The distance d of the center of a ball at (x, y) from some point (sx, sy) is given by the good ol’ distance formula:
$d = \sqrt{(s_x - x)^2 + (s_y - y)^2}$ .
So to compute the magnitude of the acceleration a:
We’re getting there, but we have one more thing to figure out. The quantity a is just the magnitude, or size, of the acceleration. But, like velocity, acceleration has x and y components. We have to determine how much of that acceleration is in the x direction, and how much is in the y direction. The acceleration should point directly from the ball to the post where the spring is attached. But that’s not too hard. We just set the x component of the acceleration to be proportional to the ratio of the x distance of the ball from the post to the total distance:
ax = a × (sx − x)/d .
Similarly,
ay = a × (sy − y)/d .
What if we had multiple bodies, each with gravitational force exerted on it by all the other bodies?
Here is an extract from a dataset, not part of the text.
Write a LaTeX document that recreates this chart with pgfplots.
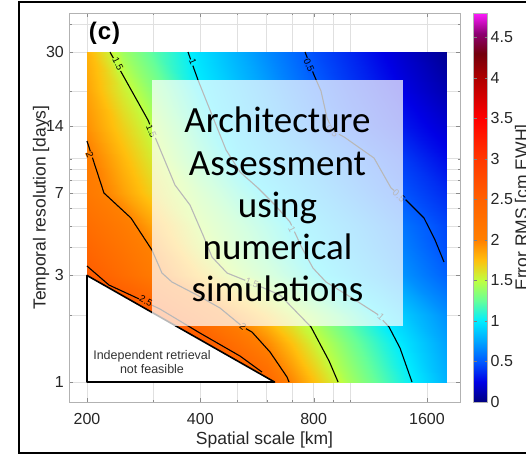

The magnitude of the force exerted on body 1 by body 2 is
$f = \displaystyle \frac{G \times m_1 \times m_2}{r^2}$,
where r is the distance between bodies in meters, m1 and m2 are the masses measured in kilograms, and G, the universal gravitational constant, is 6.67384 × 10–11.
But that’s just the force on body 1 from body 2. What about the force on body 1 from bodies 3, 4, 5, …? Because the forces are magnitudes, you can’t just add them up. But what you can do is compute the components of the acceleration of body 1 due to body 2, ax and ay, just as we did for the spring system. Then add the the components of the acceleration of body 1 due to body 3, due to body 4, body 5, etc. Once you have added accelerations due to all other bodies, you have the acceleration of body 1.
For body 2, you can compute the acceleration by computing the components of the acceleration due to bodies 1, 3, 4, 5, etc.
Once you have all the accelerations for the bodies, you can compute the next velocities for each body.